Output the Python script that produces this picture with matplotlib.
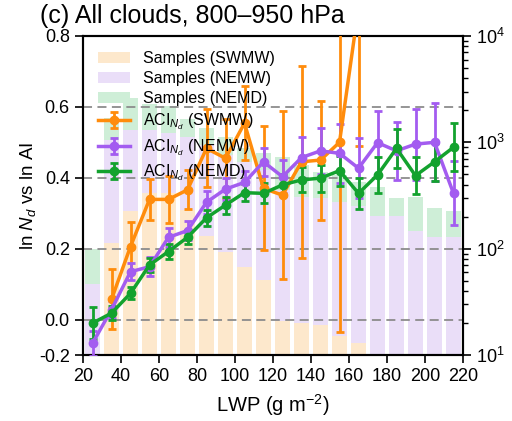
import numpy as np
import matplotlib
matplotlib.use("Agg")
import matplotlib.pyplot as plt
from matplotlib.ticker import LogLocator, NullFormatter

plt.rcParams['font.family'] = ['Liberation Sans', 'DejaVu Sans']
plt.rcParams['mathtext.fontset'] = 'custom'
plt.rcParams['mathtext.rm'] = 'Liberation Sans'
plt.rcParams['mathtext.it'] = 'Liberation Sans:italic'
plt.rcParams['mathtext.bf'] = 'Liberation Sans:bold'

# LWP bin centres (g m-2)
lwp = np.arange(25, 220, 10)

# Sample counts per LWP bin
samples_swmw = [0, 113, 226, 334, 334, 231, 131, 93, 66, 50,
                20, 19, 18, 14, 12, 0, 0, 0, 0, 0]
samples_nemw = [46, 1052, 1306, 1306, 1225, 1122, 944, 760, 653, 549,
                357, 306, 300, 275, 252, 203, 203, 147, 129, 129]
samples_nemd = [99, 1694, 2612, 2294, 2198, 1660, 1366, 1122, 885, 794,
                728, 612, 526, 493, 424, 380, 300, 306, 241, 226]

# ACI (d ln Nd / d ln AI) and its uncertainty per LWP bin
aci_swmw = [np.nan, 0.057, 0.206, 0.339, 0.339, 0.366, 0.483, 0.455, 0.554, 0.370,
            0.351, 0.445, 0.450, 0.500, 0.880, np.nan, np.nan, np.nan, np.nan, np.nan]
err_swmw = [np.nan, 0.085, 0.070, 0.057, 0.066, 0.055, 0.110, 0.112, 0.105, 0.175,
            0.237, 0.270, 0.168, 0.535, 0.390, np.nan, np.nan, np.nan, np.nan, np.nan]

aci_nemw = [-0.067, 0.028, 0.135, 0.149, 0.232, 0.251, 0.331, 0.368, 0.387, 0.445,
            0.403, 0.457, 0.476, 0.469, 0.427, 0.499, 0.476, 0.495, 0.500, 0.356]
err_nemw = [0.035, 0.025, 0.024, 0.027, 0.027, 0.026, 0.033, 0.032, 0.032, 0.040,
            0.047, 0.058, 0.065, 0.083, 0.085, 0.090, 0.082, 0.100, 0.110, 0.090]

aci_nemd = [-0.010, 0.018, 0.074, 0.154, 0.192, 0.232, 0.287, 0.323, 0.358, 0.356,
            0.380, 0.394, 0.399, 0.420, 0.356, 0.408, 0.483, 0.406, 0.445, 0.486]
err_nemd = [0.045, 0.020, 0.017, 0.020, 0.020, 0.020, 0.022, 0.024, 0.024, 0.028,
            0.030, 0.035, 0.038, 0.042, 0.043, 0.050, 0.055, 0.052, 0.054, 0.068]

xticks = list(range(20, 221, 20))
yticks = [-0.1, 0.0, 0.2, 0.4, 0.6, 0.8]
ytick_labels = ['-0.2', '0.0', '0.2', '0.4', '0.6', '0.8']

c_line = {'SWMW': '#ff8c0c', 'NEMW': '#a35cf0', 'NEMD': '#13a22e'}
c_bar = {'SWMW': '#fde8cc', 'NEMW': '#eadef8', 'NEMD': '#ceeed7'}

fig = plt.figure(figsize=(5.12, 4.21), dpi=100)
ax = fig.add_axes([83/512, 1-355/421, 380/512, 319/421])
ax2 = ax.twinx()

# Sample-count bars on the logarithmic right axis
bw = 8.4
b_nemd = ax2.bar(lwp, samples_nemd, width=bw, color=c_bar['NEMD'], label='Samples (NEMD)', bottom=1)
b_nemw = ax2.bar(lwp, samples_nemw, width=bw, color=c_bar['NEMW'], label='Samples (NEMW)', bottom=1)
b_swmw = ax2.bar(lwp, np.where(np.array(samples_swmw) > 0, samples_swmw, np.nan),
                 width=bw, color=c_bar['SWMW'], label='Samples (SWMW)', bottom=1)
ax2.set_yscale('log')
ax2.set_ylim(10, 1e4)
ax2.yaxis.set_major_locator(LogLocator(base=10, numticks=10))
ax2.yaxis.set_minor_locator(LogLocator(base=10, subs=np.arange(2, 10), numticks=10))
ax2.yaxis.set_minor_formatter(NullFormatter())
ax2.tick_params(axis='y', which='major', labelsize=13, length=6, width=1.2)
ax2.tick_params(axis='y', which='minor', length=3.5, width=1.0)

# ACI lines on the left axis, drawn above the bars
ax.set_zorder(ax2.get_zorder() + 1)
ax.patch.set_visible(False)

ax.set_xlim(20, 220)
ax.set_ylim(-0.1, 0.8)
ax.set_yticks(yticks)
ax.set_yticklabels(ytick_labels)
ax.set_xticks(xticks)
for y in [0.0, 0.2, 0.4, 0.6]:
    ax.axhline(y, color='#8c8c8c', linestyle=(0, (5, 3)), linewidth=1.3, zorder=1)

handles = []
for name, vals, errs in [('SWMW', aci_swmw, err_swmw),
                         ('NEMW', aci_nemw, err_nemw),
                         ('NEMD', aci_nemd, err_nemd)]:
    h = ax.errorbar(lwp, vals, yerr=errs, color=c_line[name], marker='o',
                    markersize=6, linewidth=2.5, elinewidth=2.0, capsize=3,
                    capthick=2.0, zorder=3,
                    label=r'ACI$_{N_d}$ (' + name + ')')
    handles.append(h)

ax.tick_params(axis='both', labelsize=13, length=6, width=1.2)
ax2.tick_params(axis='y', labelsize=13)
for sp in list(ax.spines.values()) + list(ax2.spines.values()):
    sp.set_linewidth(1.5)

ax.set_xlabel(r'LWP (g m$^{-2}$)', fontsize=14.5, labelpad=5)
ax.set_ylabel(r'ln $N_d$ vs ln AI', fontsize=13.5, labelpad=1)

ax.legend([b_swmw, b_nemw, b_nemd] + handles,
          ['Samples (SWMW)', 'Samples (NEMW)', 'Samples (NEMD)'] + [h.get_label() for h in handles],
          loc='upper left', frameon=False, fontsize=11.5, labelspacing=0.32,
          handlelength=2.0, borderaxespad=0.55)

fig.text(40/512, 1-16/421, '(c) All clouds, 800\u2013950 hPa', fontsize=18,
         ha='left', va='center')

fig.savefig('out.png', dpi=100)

▶ _Aim_
Output each line exactly; omit every picture.

▶ _The completed task_
Output the Python script that produces this picture with matplotlib.
import numpy as np
import matplotlib
matplotlib.use("Agg")
import matplotlib.pyplot as plt
from matplotlib.ticker import LogLocator, NullFormatter

plt.rcParams['font.family'] = ['Liberation Sans', 'DejaVu Sans']
plt.rcParams['mathtext.fontset'] = 'custom'
plt.rcParams['mathtext.rm'] = 'Liberation Sans'
plt.rcParams['mathtext.it'] = 'Liberation Sans:italic'
plt.rcParams['mathtext.bf'] = 'Liberation Sans:bold'

# LWP bin centres (g m-2)
lwp = np.arange(25, 220, 10)

# Sample counts per LWP bin
samples_swmw = [0, 113, 226, 334, 334, 231, 131, 93, 66, 50,
                20, 19, 18, 14, 12, 0, 0, 0, 0, 0]
samples_nemw = [46, 1052, 1306, 1306, 1225, 1122, 944, 760, 653, 549,
                357, 306, 300, 275, 252, 203, 203, 147, 129, 129]
samples_nemd = [99, 1694, 2612, 2294, 2198, 1660, 1366, 1122, 885, 794,
                728, 612, 526, 493, 424, 380, 300, 306, 241, 226]

# ACI (d ln Nd / d ln AI) and its uncertainty per LWP bin
aci_swmw = [np.nan, 0.057, 0.206, 0.339, 0.339, 0.366, 0.483, 0.455, 0.554, 0.370,
            0.351, 0.445, 0.450, 0.500, 0.880, np.nan, np.nan, np.nan, np.nan, np.nan]
err_swmw = [np.nan, 0.085, 0.070, 0.057, 0.066, 0.055, 0.110, 0.112, 0.105, 0.175,
            0.237, 0.270, 0.168, 0.535, 0.390, np.nan, np.nan, np.nan, np.nan, np.nan]

aci_nemw = [-0.067, 0.028, 0.135, 0.149, 0.232, 0.251, 0.331, 0.368, 0.387, 0.445,
            0.403, 0.457, 0.476, 0.469, 0.427, 0.499, 0.476, 0.495, 0.500, 0.356]
err_nemw = [0.035, 0.025, 0.024, 0.027, 0.027, 0.026, 0.033, 0.032, 0.032, 0.040,
            0.047, 0.058, 0.065, 0.083, 0.085, 0.090, 0.082, 0.100, 0.110, 0.090]

aci_nemd = [-0.010, 0.018, 0.074, 0.154, 0.192, 0.232, 0.287, 0.323, 0.358, 0.356,
            0.380, 0.394, 0.399, 0.420, 0.356, 0.408, 0.483, 0.406, 0.445, 0.486]
err_nemd = [0.045, 0.020, 0.017, 0.020, 0.020, 0.020, 0.022, 0.024, 0.024, 0.028,
            0.030, 0.035, 0.038, 0.042, 0.043, 0.050, 0.055, 0.052, 0.054, 0.068]

xticks = list(range(20, 221, 20))
yticks = [-0.1, 0.0, 0.2, 0.4, 0.6, 0.8]
ytick_labels = ['-0.2', '0.0', '0.2', '0.4', '0.6', '0.8']

c_line = {'SWMW': '#ff8c0c', 'NEMW': '#a35cf0', 'NEMD': '#13a22e'}
c_bar = {'SWMW': '#fde8cc', 'NEMW': '#eadef8', 'NEMD': '#ceeed7'}

fig = plt.figure(figsize=(5.12, 4.21), dpi=100)
ax = fig.add_axes([83/512, 1-355/421, 380/512, 319/421])
ax2 = ax.twinx()

# Sample-count bars on the logarithmic right axis
bw = 8.4
b_nemd = ax2.bar(lwp, samples_nemd, width=bw, color=c_bar['NEMD'], label='Samples (NEMD)', bottom=1)
b_nemw = ax2.bar(lwp, samples_nemw, width=bw, color=c_bar['NEMW'], label='Samples (NEMW)', bottom=1)
b_swmw = ax2.bar(lwp, np.where(np.array(samples_swmw) > 0, samples_swmw, np.nan),
                 width=bw, color=c_bar['SWMW'], label='Samples (SWMW)', bottom=1)
ax2.set_yscale('log')
ax2.set_ylim(10, 1e4)
ax2.yaxis.set_major_locator(LogLocator(base=10, numticks=10))
ax2.yaxis.set_minor_locator(LogLocator(base=10, subs=np.arange(2, 10), numticks=10))
ax2.yaxis.set_minor_formatter(NullFormatter())
ax2.tick_params(axis='y', which='major', labelsize=13, length=6, width=1.2)
ax2.tick_params(axis='y', which='minor', length=3.5, width=1.0)

# ACI lines on the left axis, drawn above the bars
ax.set_zorder(ax2.get_zorder() + 1)
ax.patch.set_visible(False)

ax.set_xlim(20, 220)
ax.set_ylim(-0.1, 0.8)
ax.set_yticks(yticks)
ax.set_yticklabels(ytick_labels)
ax.set_xticks(xticks)
for y in [0.0, 0.2, 0.4, 0.6]:
    ax.axhline(y, color='#8c8c8c', linestyle=(0, (5, 3)), linewidth=1.3, zorder=1)

handles = []
for name, vals, errs in [('SWMW', aci_swmw, err_swmw),
                         ('NEMW', aci_nemw, err_nemw),
                         ('NEMD', aci_nemd, err_nemd)]:
    h = ax.errorbar(lwp, vals, yerr=errs, color=c_line[name], marker='o',
                    markersize=6, linewidth=2.5, elinewidth=2.0, capsize=3,
                    capthick=2.0, zorder=3,
                    label=r'ACI$_{N_d}$ (' + name + ')')
    handles.append(h)

ax.tick_params(axis='both', labelsize=13, length=6, width=1.2)
ax2.tick_params(axis='y', labelsize=13)
for sp in list(ax.spines.values()) + list(ax2.spines.values()):
    sp.set_linewidth(1.5)

ax.set_xlabel(r'LWP (g m$^{-2}$)', fontsize=14.5, labelpad=5)
ax.set_ylabel(r'ln $N_d$ vs ln AI', fontsize=13.5, labelpad=1)

ax.legend([b_swmw, b_nemw, b_nemd] + handles,
          ['Samples (SWMW)', 'Samples (NEMW)', 'Samples (NEMD)'] + [h.get_label() for h in handles],
          loc='upper left', frameon=False, fontsize=11.5, labelspacing=0.32,
          handlelength=2.0, borderaxespad=0.55)

fig.text(40/512, 1-16/421, '(c) All clouds, 800\u2013950 hPa', fontsize=18,
         ha='left', va='center')

fig.savefig('out.png', dpi=100)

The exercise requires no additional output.